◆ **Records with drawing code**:
┄┄┄┄┄┄┄┄┄┄

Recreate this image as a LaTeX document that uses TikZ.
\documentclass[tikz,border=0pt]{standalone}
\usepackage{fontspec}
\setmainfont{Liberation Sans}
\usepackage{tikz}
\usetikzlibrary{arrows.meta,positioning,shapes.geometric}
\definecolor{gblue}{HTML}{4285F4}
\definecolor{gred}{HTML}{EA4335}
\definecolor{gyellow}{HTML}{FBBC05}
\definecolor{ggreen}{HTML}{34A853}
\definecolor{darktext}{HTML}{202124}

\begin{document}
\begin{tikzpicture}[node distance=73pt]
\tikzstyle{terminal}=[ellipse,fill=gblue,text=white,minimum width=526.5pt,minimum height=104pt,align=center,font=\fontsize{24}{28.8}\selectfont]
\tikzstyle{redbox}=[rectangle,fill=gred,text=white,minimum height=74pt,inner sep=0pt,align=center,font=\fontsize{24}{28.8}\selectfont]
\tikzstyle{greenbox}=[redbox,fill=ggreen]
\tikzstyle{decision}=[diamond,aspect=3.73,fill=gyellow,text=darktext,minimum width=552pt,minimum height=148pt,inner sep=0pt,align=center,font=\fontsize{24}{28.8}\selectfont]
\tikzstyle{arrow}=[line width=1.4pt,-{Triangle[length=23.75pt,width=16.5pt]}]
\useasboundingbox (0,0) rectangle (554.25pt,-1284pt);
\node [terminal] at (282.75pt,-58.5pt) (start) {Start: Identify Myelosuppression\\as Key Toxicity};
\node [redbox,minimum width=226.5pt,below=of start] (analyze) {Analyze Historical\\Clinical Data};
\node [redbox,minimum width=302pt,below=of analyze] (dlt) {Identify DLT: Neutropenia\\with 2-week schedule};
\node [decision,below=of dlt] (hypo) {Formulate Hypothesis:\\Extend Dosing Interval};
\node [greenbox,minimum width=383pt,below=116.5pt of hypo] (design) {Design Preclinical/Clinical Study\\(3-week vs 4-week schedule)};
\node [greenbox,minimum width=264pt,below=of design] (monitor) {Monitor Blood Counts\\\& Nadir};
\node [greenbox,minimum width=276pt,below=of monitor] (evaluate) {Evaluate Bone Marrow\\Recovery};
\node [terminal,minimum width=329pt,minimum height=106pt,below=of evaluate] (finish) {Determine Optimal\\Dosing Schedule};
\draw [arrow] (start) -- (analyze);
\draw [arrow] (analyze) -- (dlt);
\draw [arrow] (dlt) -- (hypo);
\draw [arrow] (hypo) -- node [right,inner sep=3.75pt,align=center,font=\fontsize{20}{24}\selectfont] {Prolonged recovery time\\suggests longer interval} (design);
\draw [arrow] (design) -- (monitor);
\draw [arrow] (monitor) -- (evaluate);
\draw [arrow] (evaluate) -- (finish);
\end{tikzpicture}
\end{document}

┄┄┄┄┄┄┄┄┄┄

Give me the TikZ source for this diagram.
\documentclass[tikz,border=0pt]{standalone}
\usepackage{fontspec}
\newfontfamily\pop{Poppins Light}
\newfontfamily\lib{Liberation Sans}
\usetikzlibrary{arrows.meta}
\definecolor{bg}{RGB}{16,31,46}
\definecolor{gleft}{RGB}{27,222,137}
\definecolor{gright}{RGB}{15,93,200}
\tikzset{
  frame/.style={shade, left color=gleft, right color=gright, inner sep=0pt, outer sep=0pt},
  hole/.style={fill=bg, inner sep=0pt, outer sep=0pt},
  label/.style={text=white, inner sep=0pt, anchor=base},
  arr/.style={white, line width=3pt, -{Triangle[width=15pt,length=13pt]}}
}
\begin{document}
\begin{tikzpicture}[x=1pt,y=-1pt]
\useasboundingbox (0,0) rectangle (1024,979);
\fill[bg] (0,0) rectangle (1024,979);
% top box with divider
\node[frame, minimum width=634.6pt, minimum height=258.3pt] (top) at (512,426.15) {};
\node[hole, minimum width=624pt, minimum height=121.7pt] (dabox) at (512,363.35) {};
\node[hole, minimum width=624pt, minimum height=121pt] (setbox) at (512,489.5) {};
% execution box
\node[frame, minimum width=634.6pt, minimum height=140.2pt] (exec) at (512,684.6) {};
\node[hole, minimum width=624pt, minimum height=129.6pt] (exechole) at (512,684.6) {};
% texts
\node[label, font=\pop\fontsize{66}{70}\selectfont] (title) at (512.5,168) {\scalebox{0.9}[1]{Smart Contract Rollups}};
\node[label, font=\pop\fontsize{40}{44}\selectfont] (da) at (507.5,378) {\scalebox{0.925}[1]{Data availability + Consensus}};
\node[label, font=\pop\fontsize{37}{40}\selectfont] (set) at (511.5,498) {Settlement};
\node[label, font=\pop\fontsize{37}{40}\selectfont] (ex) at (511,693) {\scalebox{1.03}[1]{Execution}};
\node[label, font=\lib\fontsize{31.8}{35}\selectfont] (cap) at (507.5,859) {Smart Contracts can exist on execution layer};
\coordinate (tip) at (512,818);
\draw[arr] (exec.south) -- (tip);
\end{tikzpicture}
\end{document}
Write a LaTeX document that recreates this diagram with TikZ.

┄┄┄┄┄┄┄┄┄┄

◆ **To be done**: Transcribe, exactly and exclusively, the run of lines that opens with the line bearing "Give me the TikZ source for this diagram." and closes with the line bearing "Write a LaTeX".

◆ **Worked solution**:
Give me the TikZ source for this diagram.
\documentclass[tikz,border=0pt]{standalone}
\usepackage{fontspec}
\newfontfamily\pop{Poppins Light}
\newfontfamily\lib{Liberation Sans}
\usetikzlibrary{arrows.meta}
\definecolor{bg}{RGB}{16,31,46}
\definecolor{gleft}{RGB}{27,222,137}
\definecolor{gright}{RGB}{15,93,200}
\tikzset{
  frame/.style={shade, left color=gleft, right color=gright, inner sep=0pt, outer sep=0pt},
  hole/.style={fill=bg, inner sep=0pt, outer sep=0pt},
  label/.style={text=white, inner sep=0pt, anchor=base},
  arr/.style={white, line width=3pt, -{Triangle[width=15pt,length=13pt]}}
}
\begin{document}
\begin{tikzpicture}[x=1pt,y=-1pt]
\useasboundingbox (0,0) rectangle (1024,979);
\fill[bg] (0,0) rectangle (1024,979);
% top box with divider
\node[frame, minimum width=634.6pt, minimum height=258.3pt] (top) at (512,426.15) {};
\node[hole, minimum width=624pt, minimum height=121.7pt] (dabox) at (512,363.35) {};
\node[hole, minimum width=624pt, minimum height=121pt] (setbox) at (512,489.5) {};
% execution box
\node[frame, minimum width=634.6pt, minimum height=140.2pt] (exec) at (512,684.6) {};
\node[hole, minimum width=624pt, minimum height=129.6pt] (exechole) at (512,684.6) {};
% texts
\node[label, font=\pop\fontsize{66}{70}\selectfont] (title) at (512.5,168) {\scalebox{0.9}[1]{Smart Contract Rollups}};
\node[label, font=\pop\fontsize{40}{44}\selectfont] (da) at (507.5,378) {\scalebox{0.925}[1]{Data availability + Consensus}};
\node[label, font=\pop\fontsize{37}{40}\selectfont] (set) at (511.5,498) {Settlement};
\node[label, font=\pop\fontsize{37}{40}\selectfont] (ex) at (511,693) {\scalebox{1.03}[1]{Execution}};
\node[label, font=\lib\fontsize{31.8}{35}\selectfont] (cap) at (507.5,859) {Smart Contracts can exist on execution layer};
\coordinate (tip) at (512,818);
\draw[arr] (exec.south) -- (tip);
\end{tikzpicture}
\end{document}
Write a LaTeX document that recreates this diagram with TikZ.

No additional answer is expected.